Bloomberg
The new leftist leaders of Germany’s Social Democrats have failed to give Angela Merkel’s junior coalition partners a lift in the polls.
The SPD were stuck on 13% in the final Insa survey of the year for Bild newspaper, the same as the previous week and down from 20.5% in the most recent general election in 2017. Merkel’s CDU/CSU bloc gained one point to 28%, while the SPD again trailed the Greens and the far-right Alternative for Germany, stable on 21% and 15% respectively.
In an attempt to revive their fortunes, the Social Democrats this month picked Norbert Walter-Borjans and Saskia Esken as co-leaders, scuppering a rival bid by Finance Minister and Vice Chancellor Olaf Scholz.

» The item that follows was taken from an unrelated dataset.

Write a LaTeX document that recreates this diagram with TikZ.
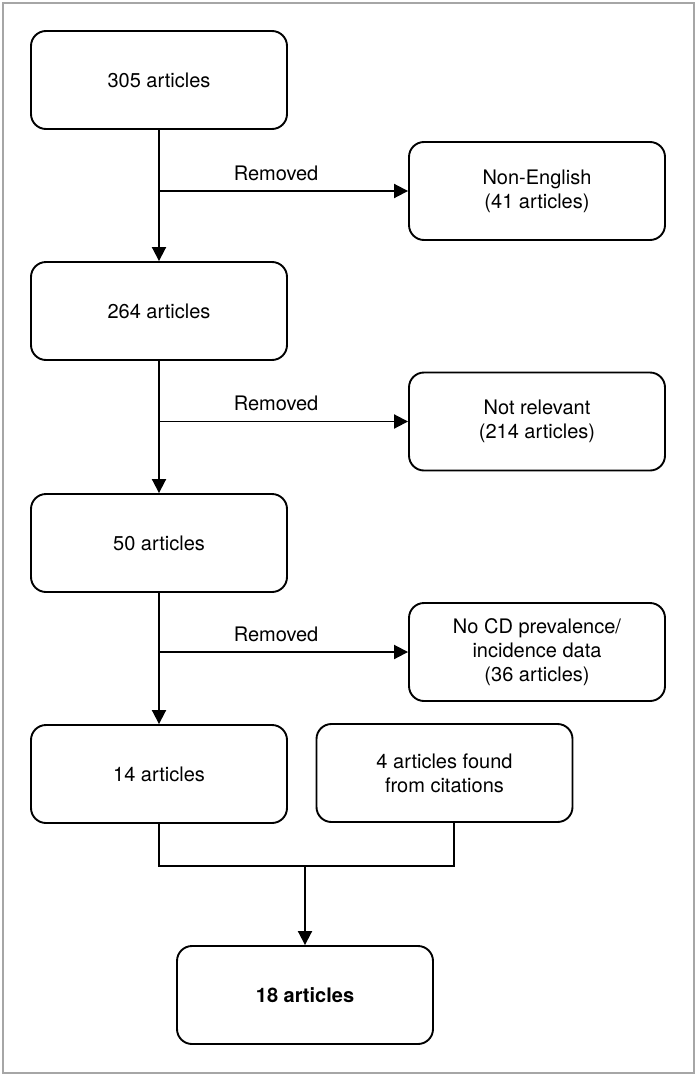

The new team endorsed policy demands as a condition to remain in government that would ease years of fiscal discipline under Merkel and Scholz, boost infrastructure spending, lift the minimum wage and step up efforts to tackle climate change.

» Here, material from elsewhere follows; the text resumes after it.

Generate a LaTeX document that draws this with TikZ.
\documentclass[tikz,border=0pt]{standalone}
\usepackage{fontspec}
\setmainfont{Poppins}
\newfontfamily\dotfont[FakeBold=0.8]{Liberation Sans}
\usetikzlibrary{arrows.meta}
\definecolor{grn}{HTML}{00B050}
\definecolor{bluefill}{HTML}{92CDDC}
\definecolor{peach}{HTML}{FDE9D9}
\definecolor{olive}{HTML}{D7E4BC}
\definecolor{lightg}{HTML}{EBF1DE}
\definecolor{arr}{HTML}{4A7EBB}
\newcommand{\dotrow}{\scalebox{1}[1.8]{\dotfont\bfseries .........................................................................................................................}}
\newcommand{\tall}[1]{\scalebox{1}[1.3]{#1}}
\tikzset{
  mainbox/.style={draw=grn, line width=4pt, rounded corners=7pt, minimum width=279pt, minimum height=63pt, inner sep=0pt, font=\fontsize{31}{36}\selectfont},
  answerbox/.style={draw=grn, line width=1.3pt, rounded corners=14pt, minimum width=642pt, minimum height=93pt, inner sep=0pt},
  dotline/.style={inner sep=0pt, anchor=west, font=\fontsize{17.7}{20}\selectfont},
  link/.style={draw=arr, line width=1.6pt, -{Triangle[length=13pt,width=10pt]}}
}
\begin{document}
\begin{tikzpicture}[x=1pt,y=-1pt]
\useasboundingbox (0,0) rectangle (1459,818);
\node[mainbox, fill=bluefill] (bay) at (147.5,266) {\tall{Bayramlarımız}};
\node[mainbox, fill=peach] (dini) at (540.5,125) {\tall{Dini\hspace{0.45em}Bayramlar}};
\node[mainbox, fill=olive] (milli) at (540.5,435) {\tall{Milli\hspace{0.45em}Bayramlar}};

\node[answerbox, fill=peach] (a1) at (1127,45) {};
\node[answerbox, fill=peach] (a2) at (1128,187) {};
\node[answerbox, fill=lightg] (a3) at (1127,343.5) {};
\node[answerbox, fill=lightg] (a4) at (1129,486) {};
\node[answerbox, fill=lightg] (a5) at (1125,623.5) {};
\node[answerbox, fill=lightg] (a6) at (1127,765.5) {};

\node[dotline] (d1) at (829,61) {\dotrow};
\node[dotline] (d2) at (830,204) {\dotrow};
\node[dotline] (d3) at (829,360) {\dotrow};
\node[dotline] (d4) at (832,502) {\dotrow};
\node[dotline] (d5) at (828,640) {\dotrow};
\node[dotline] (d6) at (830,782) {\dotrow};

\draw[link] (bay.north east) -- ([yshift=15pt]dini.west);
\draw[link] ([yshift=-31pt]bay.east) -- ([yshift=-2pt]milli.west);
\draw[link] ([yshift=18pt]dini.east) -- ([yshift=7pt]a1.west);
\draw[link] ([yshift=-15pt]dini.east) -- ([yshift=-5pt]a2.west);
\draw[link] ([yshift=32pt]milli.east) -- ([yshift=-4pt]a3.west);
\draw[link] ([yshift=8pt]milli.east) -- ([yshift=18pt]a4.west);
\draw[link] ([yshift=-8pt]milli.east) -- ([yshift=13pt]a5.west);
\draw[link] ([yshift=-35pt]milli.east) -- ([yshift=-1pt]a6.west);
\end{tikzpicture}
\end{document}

But the shift to the left has apparently failed to win back the voters who have abandoned the party in droves over the past decade as the Greens and AfD gained support. Insa head Hermann Binkert suggested that, as things stand, there’s little point in the SPD putting forward a candidate to take over from Merkel when she finishes her term in 2021 — if her government survives that long.